# START OF DATA ENTRIES

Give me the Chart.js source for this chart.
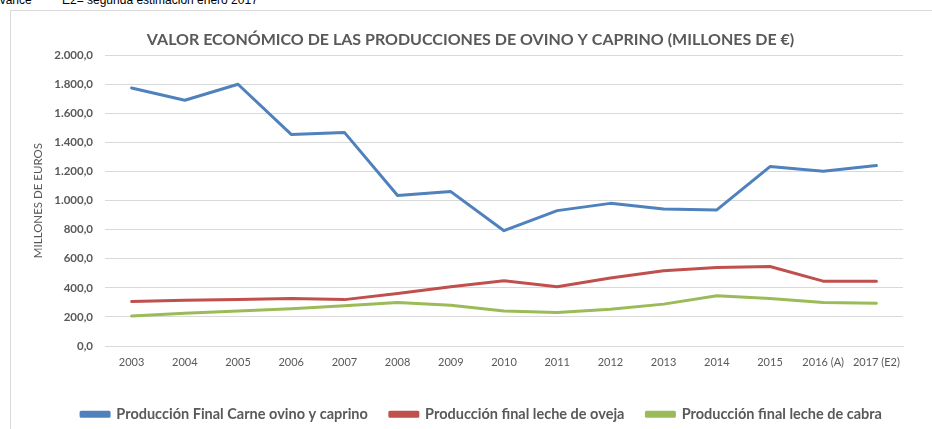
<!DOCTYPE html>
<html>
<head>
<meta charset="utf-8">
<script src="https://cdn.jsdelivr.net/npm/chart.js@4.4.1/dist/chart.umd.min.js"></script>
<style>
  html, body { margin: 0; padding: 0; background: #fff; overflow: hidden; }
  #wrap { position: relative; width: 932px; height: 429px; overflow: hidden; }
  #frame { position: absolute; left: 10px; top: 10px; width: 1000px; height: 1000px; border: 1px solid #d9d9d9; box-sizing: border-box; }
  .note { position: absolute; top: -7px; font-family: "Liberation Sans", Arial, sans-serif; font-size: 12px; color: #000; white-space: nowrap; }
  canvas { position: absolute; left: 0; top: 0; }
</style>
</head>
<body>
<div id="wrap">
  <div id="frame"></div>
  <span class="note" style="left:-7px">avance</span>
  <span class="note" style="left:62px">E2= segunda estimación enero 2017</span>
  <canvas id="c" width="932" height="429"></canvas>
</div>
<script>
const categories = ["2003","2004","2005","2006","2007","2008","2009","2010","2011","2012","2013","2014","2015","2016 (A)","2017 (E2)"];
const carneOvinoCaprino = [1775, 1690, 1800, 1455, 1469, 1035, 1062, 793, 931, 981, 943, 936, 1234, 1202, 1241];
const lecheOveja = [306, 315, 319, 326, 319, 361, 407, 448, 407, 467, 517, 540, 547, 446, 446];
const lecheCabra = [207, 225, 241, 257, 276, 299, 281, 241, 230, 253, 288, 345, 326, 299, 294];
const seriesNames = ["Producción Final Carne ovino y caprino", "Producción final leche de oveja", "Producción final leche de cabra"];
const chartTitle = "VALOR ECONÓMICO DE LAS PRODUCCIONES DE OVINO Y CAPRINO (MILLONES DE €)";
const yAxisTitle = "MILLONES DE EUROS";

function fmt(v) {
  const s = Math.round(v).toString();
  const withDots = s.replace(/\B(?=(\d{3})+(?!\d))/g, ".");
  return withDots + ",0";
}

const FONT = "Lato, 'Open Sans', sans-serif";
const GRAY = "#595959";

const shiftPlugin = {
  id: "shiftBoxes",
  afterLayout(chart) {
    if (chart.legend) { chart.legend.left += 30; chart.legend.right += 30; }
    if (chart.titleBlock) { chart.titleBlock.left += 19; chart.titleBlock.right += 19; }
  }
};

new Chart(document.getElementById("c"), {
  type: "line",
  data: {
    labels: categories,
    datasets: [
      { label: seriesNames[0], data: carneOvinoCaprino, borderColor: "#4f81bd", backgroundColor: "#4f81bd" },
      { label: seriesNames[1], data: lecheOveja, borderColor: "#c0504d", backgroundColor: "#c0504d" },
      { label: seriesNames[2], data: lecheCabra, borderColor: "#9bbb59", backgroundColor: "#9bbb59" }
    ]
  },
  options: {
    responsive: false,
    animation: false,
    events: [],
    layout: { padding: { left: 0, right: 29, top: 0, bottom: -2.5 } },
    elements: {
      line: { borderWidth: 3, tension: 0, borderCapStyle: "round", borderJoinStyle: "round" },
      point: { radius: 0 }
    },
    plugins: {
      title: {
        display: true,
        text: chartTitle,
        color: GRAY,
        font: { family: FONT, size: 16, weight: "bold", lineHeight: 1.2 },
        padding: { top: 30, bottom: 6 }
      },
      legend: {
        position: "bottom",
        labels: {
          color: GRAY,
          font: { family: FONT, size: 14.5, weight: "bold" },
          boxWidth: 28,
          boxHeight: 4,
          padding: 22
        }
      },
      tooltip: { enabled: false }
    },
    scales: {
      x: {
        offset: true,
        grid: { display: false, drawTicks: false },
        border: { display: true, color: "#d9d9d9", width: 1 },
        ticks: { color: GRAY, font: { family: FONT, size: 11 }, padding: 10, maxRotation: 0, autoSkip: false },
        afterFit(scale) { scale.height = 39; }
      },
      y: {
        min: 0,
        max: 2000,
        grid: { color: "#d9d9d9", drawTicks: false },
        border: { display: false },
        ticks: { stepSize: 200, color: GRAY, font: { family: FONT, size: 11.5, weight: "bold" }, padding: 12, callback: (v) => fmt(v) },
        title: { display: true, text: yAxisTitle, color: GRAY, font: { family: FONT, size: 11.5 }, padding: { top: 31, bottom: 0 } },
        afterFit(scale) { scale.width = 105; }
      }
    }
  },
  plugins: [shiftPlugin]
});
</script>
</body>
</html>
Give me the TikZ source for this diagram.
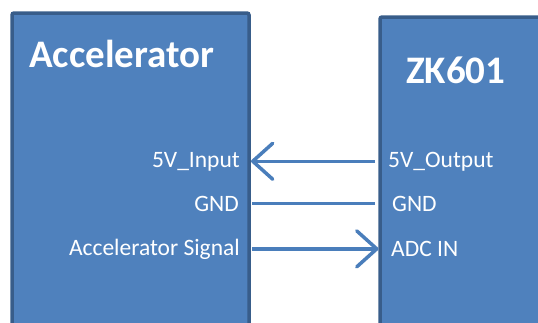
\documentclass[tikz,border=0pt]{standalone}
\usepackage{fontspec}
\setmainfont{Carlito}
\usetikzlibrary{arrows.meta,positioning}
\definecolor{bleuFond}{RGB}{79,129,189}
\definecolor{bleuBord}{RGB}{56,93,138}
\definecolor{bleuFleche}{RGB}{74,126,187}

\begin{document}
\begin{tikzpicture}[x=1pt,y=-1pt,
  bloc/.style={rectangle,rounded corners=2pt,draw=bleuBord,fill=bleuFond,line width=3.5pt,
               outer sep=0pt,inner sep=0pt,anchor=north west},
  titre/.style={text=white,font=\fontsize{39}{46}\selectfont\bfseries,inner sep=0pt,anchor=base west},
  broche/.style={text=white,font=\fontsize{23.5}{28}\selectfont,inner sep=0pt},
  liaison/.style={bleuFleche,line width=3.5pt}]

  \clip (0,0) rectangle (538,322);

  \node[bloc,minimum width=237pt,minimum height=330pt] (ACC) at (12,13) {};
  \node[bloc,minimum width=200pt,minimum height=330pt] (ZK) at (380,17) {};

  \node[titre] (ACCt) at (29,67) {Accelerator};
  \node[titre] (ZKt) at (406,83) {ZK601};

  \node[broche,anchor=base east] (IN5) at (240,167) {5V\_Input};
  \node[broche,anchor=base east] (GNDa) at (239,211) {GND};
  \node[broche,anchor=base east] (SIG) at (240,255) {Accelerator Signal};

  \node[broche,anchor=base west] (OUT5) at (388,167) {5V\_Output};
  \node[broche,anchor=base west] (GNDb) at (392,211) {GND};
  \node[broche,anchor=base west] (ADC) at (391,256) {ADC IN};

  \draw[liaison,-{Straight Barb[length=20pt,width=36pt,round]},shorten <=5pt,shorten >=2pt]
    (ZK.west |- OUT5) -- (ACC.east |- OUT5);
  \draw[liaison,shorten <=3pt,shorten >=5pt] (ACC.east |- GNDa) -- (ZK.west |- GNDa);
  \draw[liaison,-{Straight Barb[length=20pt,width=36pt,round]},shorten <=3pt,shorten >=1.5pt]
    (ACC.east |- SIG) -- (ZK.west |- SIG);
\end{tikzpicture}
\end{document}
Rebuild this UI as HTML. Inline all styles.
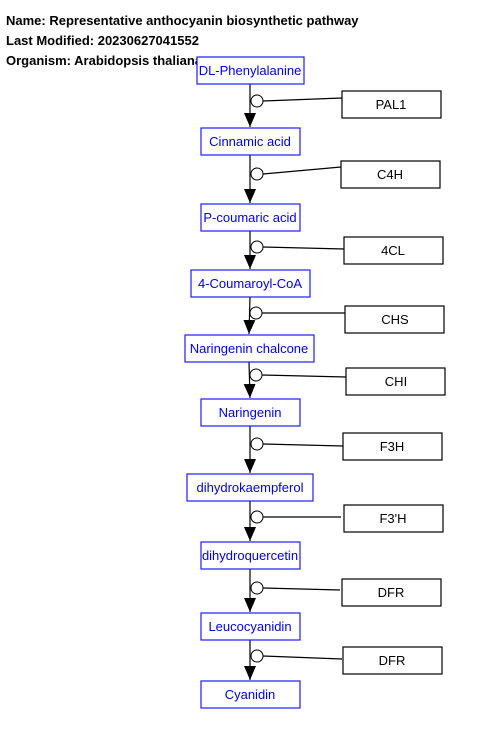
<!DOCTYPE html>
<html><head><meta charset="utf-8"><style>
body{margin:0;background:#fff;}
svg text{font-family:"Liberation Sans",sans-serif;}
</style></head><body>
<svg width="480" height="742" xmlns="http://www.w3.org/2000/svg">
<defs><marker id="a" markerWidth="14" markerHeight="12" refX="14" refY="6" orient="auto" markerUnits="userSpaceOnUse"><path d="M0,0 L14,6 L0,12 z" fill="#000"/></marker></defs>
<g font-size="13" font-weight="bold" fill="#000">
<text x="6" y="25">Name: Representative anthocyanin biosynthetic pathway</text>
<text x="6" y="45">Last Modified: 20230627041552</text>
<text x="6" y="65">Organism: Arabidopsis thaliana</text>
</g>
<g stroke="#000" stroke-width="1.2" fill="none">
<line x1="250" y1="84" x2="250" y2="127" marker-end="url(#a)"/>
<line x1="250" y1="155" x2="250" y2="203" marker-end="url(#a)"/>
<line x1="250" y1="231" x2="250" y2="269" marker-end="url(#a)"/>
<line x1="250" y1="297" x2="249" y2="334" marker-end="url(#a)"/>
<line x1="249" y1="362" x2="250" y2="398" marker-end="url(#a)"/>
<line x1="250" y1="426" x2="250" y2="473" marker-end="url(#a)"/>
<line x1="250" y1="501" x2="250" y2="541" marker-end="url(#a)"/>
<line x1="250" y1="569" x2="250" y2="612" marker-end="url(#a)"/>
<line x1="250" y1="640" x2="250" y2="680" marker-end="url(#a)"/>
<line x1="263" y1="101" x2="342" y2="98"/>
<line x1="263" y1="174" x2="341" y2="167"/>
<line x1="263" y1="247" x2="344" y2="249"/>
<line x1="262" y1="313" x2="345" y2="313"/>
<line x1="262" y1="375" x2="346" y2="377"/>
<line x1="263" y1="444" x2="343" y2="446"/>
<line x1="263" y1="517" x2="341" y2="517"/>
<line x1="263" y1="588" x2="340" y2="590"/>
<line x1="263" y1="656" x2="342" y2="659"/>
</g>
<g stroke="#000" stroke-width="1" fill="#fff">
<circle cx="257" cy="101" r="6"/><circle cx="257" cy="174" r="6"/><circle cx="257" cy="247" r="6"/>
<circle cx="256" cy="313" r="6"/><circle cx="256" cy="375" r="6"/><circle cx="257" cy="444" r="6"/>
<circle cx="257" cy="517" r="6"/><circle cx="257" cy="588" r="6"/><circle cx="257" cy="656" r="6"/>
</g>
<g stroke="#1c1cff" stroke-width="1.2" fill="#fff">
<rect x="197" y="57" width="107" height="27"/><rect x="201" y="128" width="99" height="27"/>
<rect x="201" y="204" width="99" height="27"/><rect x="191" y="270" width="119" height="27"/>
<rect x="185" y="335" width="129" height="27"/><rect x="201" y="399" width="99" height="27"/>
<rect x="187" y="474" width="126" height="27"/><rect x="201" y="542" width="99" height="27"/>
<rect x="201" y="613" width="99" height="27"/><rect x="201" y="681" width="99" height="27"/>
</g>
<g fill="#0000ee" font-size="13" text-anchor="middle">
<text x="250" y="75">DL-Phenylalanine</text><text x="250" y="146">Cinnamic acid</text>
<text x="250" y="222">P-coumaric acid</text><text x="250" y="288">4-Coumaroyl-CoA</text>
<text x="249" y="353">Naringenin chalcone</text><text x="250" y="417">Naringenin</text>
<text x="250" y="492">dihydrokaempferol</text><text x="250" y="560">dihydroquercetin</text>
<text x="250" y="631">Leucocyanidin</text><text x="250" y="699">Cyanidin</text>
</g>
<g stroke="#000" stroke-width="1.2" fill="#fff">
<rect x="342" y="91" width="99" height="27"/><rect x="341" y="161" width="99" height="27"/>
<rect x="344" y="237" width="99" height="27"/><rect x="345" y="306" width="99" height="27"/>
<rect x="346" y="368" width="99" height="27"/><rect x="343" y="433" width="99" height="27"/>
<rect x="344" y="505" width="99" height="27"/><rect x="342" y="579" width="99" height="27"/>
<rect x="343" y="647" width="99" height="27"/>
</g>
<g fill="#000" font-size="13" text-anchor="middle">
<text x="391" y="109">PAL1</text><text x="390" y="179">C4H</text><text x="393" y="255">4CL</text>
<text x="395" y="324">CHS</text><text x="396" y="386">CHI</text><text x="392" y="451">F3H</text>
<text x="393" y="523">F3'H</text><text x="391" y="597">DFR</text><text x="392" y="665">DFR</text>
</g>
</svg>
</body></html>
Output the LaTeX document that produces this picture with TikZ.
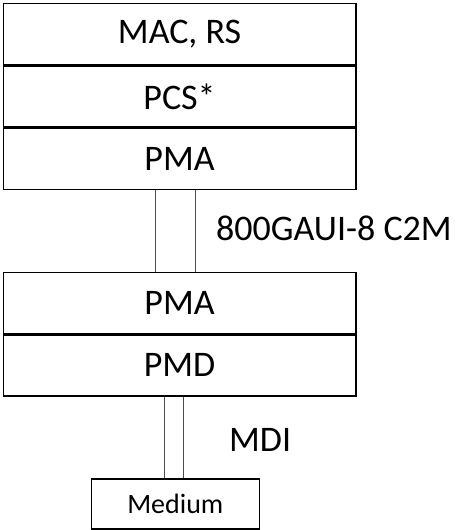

# END OF DATA ENTRIES

EXERCISE DETAILS
Word for word, restate the lines beginning with the one that has "Give me the TikZ source for this diagram." and ending with the one that has "east] (SIG) at". Keep both ends and skip any pictures.

WRITTEN ANSWER
Give me the TikZ source for this diagram.
\documentclass[tikz,border=0pt]{standalone}
\usepackage{fontspec}
\setmainfont{Carlito}
\usetikzlibrary{arrows.meta,positioning}
\definecolor{bleuFond}{RGB}{79,129,189}
\definecolor{bleuBord}{RGB}{56,93,138}
\definecolor{bleuFleche}{RGB}{74,126,187}

\begin{document}
\begin{tikzpicture}[x=1pt,y=-1pt,
  bloc/.style={rectangle,rounded corners=2pt,draw=bleuBord,fill=bleuFond,line width=3.5pt,
               outer sep=0pt,inner sep=0pt,anchor=north west},
  titre/.style={text=white,font=\fontsize{39}{46}\selectfont\bfseries,inner sep=0pt,anchor=base west},
  broche/.style={text=white,font=\fontsize{23.5}{28}\selectfont,inner sep=0pt},
  liaison/.style={bleuFleche,line width=3.5pt}]

  \clip (0,0) rectangle (538,322);

  \node[bloc,minimum width=237pt,minimum height=330pt] (ACC) at (12,13) {};
  \node[bloc,minimum width=200pt,minimum height=330pt] (ZK) at (380,17) {};

  \node[titre] (ACCt) at (29,67) {Accelerator};
  \node[titre] (ZKt) at (406,83) {ZK601};

  \node[broche,anchor=base east] (IN5) at (240,167) {5V\_Input};
  \node[broche,anchor=base east] (GNDa) at (239,211) {GND};
  \node[broche,anchor=base east] (SIG) at (240,255) {Accelerator Signal};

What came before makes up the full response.